On appeal, the Federal Circuit reversed, holding that the complaint set forth a question of fact as to patentability because the complaint alleged that “the claimed software uses less memory, and results in faster processing speed” and thus is patent eligible because “the claimed invention is directed to an improvement in the computer technology itself.”
Judge Reyna dissented, challenging the practical implications of the ruling and arguing that Federal Circuit precedent “is clear that the § 101 inquiry is a legal question” and a question “that can be appropriately decided on a motion to dismiss.”
Xitronix Corp. v. KLA-Tencor Corp., No. 2016-2746 (Fed. Cir. Feb. 9, 2018): Jurisdiction over Walker Process-antitrust claims is in the regional circuits, not the Federal Circuit.
Under 28 U.S.C. § 1295(a)(1), the Federal Circuit has appellate jurisdiction over actions arising under “any Act of Congress relating to patents.” Walker Process claims involve allegations that enforcing a patent procured by fraud on the PTO constitutes an antitrust violation under the Sherman Act. The Federal Circuit has historically treated such claims as presenting “a substantial question of patent law” and thus accepted jurisdiction over them.
In Gunn v. Minton, the Supreme Court held that a state law claim alleging legal malpractice in handling a patent case—which likewise implicates U.S. Patent law—did not itself “arise under” or depend on a question of patent law sufficient to convey jurisdiction to federal courts. 568 U.S. 251, 258 (2013).

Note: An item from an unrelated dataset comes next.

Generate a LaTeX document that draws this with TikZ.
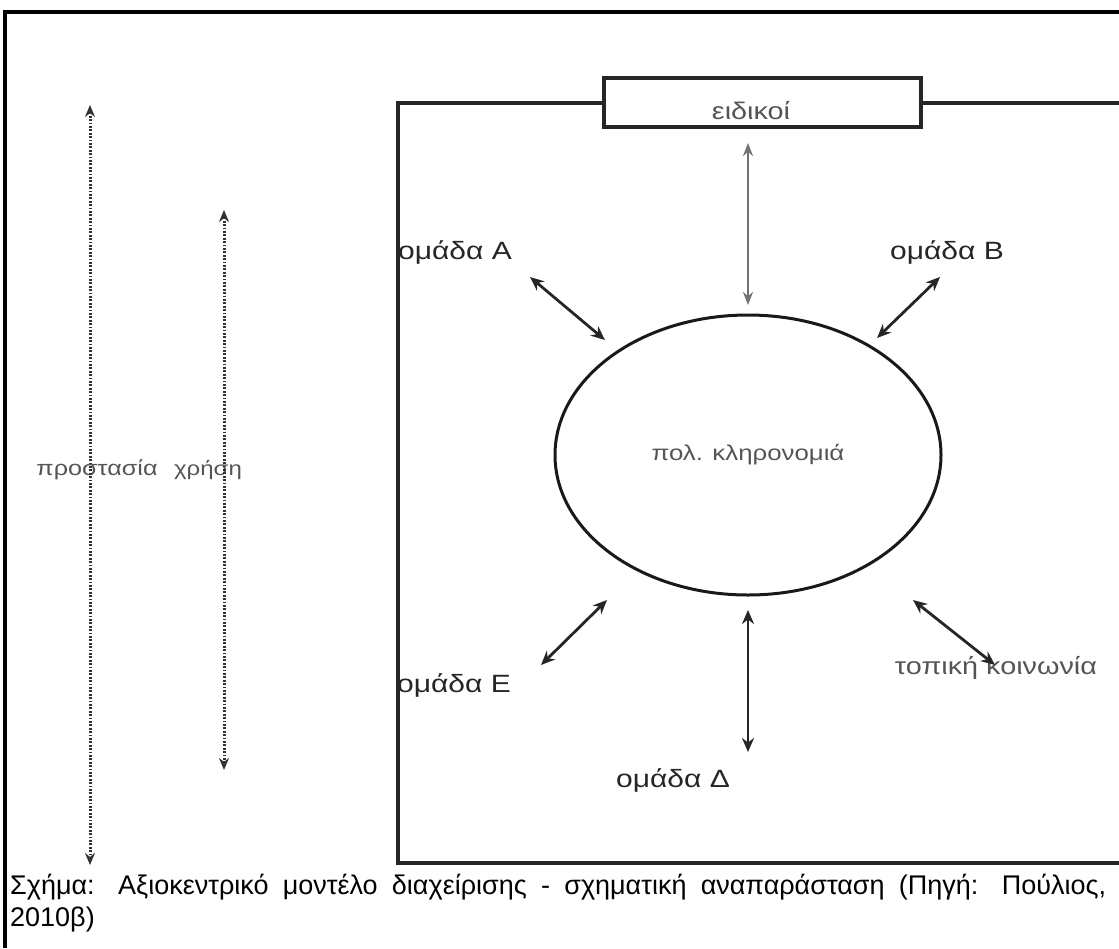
\documentclass[tikz,border=0pt]{standalone}
\usepackage{fontspec}
\setmainfont{Liberation Sans}[FakeStretch=1.2]
\newfontfamily\capfont{Liberation Sans}
\usetikzlibrary{shapes.geometric,arrows.meta}
\definecolor{greytext}{HTML}{555555}
\definecolor{darktext}{HTML}{262626}
\begin{document}
\begin{tikzpicture}[x=1pt,y=-1pt,
  frame/.style={line width=3.6pt,black},
  boxline/.style={line width=3.2pt,draw=black!85},
  twoway/.style={{Stealth[length=14pt,width=12pt]}-{Stealth[length=14pt,width=12pt]},line width=2.8pt,draw=darktext},
  greyway/.style={{Stealth[length=13pt,width=10pt]}-{Stealth[length=13pt,width=10pt]},line width=2.4pt,draw=black!55},
  dotway/.style={{Stealth[length=12pt,width=10pt]}-{Stealth[length=12pt,width=10pt]},line width=3pt,draw=black!80,dash pattern=on 1.8pt off 1.6pt},
  glabel/.style={font=\fontsize{24}{27}\selectfont,text=greytext,inner sep=1pt},
  dlabel/.style={font=\fontsize{25}{28}\selectfont,text=darktext,inner sep=1pt}]
\useasboundingbox (0,0) rectangle (1119,948);
\fill[white] (0,0) rectangle (1119,948);
% outer frame
\draw[frame] (5,948) -- (5,12) -- (1119,12);
% specialists box
\node[draw=black!85,line width=3.2pt,minimum width=317pt,minimum height=49pt,inner sep=0] (eb) at (762.5,102.5) {};
\node[glabel] (et) at (751,111) {ειδικοί};
% inner box
\coordinate (tl) at (398,103);
\coordinate (bl) at (398,863);
\coordinate (br) at (1119,863);
\coordinate (tr) at (1119,103);
\draw[boxline] (eb.west |- tl) -- (tl) -- (bl) -- (br);
\draw[boxline] (eb.east |- tr) -- (tr);
% heritage ellipse
\node[ellipse,draw=black!90,line width=3pt,minimum width=386pt,minimum height=280pt,inner sep=0,
  font=\fontsize{21.5}{24}\selectfont,text=greytext] (h) at (748,455) {πολ. κληρονομιά};
% labels
\node[dlabel] (ga) at (455,252) {ομάδα Α};
\node[dlabel] (gb) at (947,252) {ομάδα Β};
\node[dlabel] (ge) at (454,685) {ομάδα Ε};
\node[dlabel] (gd) at (673,780) {ομάδα Δ};
\node[glabel] (tk) at (996,668) {τοπική κοινωνία};
\node[glabel,font=\fontsize{21}{24}\selectfont] (pr) at (97,470) {προστασία};
\node[glabel,font=\fontsize{20}{24}\selectfont] (xr) at (208,470) {χρήση};
% arrow end points
\coordinate (ea1) at (748,143); \coordinate (ea2) at (748,305);
\coordinate (aa1) at (530,277); \coordinate (aa2) at (605,340);
\coordinate (ba1) at (940,277); \coordinate (ba2) at (877,338);
\coordinate (ea3) at (607,600); \coordinate (ea4) at (541,665);
\coordinate (da1) at (748,610); \coordinate (da2) at (748,752);
\coordinate (ta1) at (913,600); \coordinate (ta2) at (995,665);
\coordinate (p1) at (90,105); \coordinate (p2) at (90,865);
\coordinate (x1) at (224,210); \coordinate (x2) at (224,770);
% arrows
\draw[greyway] (ea1) -- (ea2);
\draw[twoway] (aa1) -- (aa2);
\draw[twoway] (ba1) -- (ba2);
\draw[twoway] (ea3) -- (ea4);
\draw[twoway] (da1) -- (da2);
\draw[twoway] (ta1) -- (ta2);
\draw[dotway] (p1) -- (p2);
\draw[dotway] (x1) -- (x2);
% caption
\node[anchor=north west,text width=1096pt,align=justify,inner sep=0,
  font=\capfont\fontsize{27}{32}\selectfont] (cap) at (10,874)
  {Σχήμα: Αξιοκεντρικό μοντέλο διαχείρισης - σχηματική αναπαράσταση (Πηγή: Πούλιος,\linebreak 2010β)};
\end{tikzpicture}
\end{document}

In Xitronix, both sides asserted that the Federal Circuit had appellate jurisdiction over the Walker Process claim under appeal in that case. No other patent-related claim was asserted on which to base Federal Circuit jurisdiction. The Federal Circuit, however, raised the question of jurisdiction sua sponte, ruling that, given the Supreme Court’s analogous view in Gunn, jurisdiction for Walker Process claims rested with the regional circuits. Accordingly, the Federal Circuit overruled its prior contrary precedent and transferred the appeal to the Fifth Circuit.